Auf der Strecke verkehrten an diesem Abend gegenläufig je ein Personenzug von Glasgow nach Edinburgh und umgekehrt. Beide Züge wurden jeweils von einer Dampflokomotive mit Schlepptender gezogen. Eine der beteiligten Lokomotiven war die 1856 gebaute Nr. 57, mit der Achsfolge 1A1. Es regnete und wurde früh dunkel. Der von Edinburgh nach Glasgow fahrende Zug fuhr in Begleitung der „Pilotlokomotive“, befand sich also zulässiger Weise auf der Strecke.
Unfallhergang
Gegen die angeordnete Sicherung wurde verstoßen:
- Die ursprünglich vorgesehene „Pilotlokomotive“ wurde für einen anderen Einsatz benötigt, abgezogen und durch eine Streckenlokomotive ersetzt.

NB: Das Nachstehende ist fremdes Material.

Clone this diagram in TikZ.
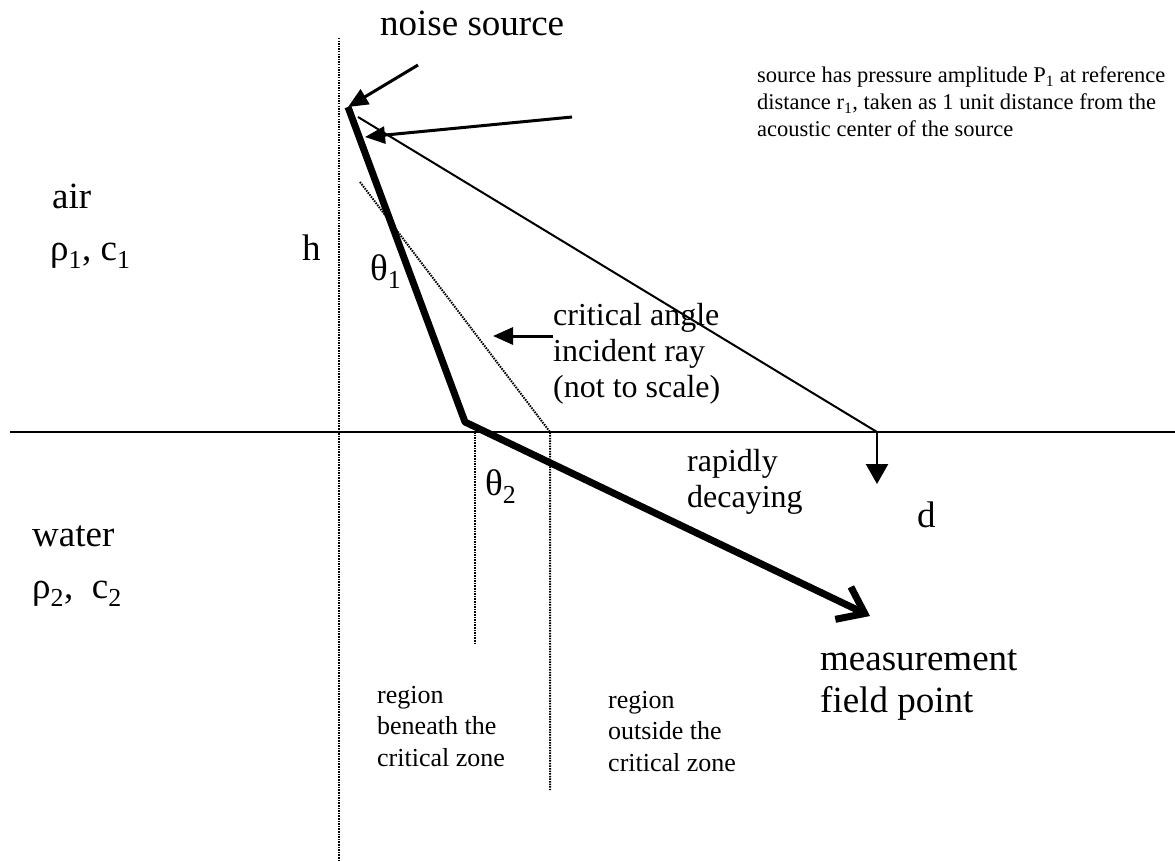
\documentclass[tikz,border=0pt]{standalone}
\usepackage{fontspec}
\setmainfont{Liberation Serif}
\usetikzlibrary{
  arrows.meta,
  positioning,
  calc
}
\definecolor{rayInk}{HTML}{000000}
\definecolor{guideInk}{HTML}{000000}
\tikzset{
  lbl/.style={anchor=base west, inner sep=0pt, align=left},
  biglbl/.style={lbl, font=\fontsize{37}{42}\selectfont},
  midlbl/.style={lbl, font=\fontsize{32}{36}\selectfont},
  notelbl/.style={lbl, font=\fontsize{22.5}{27}\selectfont},
  zonelbl/.style={lbl, font=\fontsize{26}{31.5}\selectfont},
  interface/.style={line width=2pt, rayInk},
  guide/.style={line width=2pt, guideInk, dash pattern=on 1.5pt off 1.1pt},
  ray/.style={line width=7pt, rayInk, line join=round, -{Straight Barb[length=24pt,width=36pt]}},
  direct/.style={line width=2pt, rayInk},
  pointer/.style={line width=3pt, rayInk, -{Triangle[length=20pt,width=17pt]}},
  drop/.style={line width=2.5pt, rayInk, -{Triangle[length=20pt,width=22pt]}}
}

\begin{document}
\begin{tikzpicture}[x=1pt, y=-1pt]
  \useasboundingbox (0,0) rectangle (1175,861);

  % geometry
  \coordinate (axtop) at (339,38);
  \coordinate (axbot) at (339,861);
  \coordinate (ifl) at (10,432);
  \coordinate (ifr) at (1175,432);
  \coordinate (src) at (348,107);
  \coordinate (srcc) at (358,117);
  \coordinate (kink) at (465,422);
  \coordinate (field) at (870,616);
  \coordinate (surf) at (877,432);
  \coordinate (dtip) at (877,484);
  \coordinate (crit0) at (360,182);
  \coordinate (crit1) at (550,432);
  \coordinate (critbot) at (550,790);
  \coordinate (normtop) at (475,432);
  \coordinate (normbot) at (475,645);

  % labels (multi-line ones sit on their last baseline)
  \node[biglbl] (nslbl) at (380,36) {noise source};
  \node[notelbl] (notelbl) at (757,137) {source has pressure amplitude P\textsubscript{1} at reference\\distance r\textsubscript{1}, taken as 1 unit distance from the\\acoustic center of the source};
  \node[biglbl] (airlbl) at (52,208) {air};
  \node[biglbl] (airprop) at (50,260) {ρ\textsubscript{1}, c\textsubscript{1}};
  \node[biglbl] (hlbl) at (302,260) {h};
  \node[biglbl] (th1) at (370,280) {θ\textsubscript{1}};
  \node[midlbl] (critlbl) at (553,397) {critical angle\\incident ray\\(not to scale)};
  \node[midlbl] (decay) at (687,507) {rapidly\\decaying};
  \node[biglbl] (th2) at (485,495) {θ\textsubscript{2}};
  \node[biglbl] (dlbl) at (917,527) {d};
  \node[biglbl] (waterlbl) at (32,546) {water};
  \node[biglbl] (waterprop) at (32,598) {ρ\textsubscript{2},\ \ c\textsubscript{2}};
  \node[biglbl] (fieldlbl) at (820,712) {measurement\\field point};
  \node[zonelbl] (inzone) at (377,766) {region\\beneath the\\critical zone};
  \node[zonelbl] (outzone) at (608,771) {region\\outside the\\critical zone};

  % pointer tails
  \coordinate (nstail) at (418,65);
  \coordinate (notetail) at (572,117);
  \coordinate (notetip) at (365,137);
  \coordinate (crittail) at (553,336);
  \coordinate (crittip) at (493,336);

  \draw[guide] (axtop) -- (axbot);
  \draw[interface] (ifl) -- (ifr);
  \draw[guide] (crit0) -- (crit1) -- (critbot);
  \draw[guide] (normtop) -- (normbot);
  \draw[direct] (srcc) -- (surf);
  \draw[drop] (surf) -- (dtip);
  \draw[ray] (src) -- (kink) -- (field);
  \draw[pointer] (nstail) -- (src);
  \draw[pointer] (notetail) -- (notetip);
  \draw[pointer] (crittail) -- (crittip);
\end{tikzpicture}
\end{document}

- Die „Pilotlokomotive“ fuhr nicht alleine, sondern wurde wegen des hohen Verkehrsaufkommens zusätzlich dafür eingesetzt, Güterwagen zu transportieren – sie unterschied sich damit nicht mehr von anderen Lokomotiven, die Züge über die Strecke beförderten.
Der Weichenwärter, der die Einfahrt in den eingleisigen Abschnitt auf der Glasgower Seite betreute, war unerfahren. Als der Zug aus Glasgow sich der Einfahrt in den eingleisigen Abschnitt näherte, sah er dem einen zweiten Zug folgen, den er für die „Pilotlokomotive“ mit anhängenden Güterwagen hielt und erteilte den beiden Zügen deshalb die Erlaubnis zur Einfahrt in den eingleisigen Abschnitt. Tatsächlich handelte es sich bei dem zweiten Zug jedoch um einen Bauzug, der Schotter zu der Baustelle brachte. Warum der Lokomotivführer des aus Glasgow kommenden Zuges nicht darauf achtete, dass er sich in Begleitung der „Pilotlokomotive“ befand, wird in den Quellen nicht erwähnt.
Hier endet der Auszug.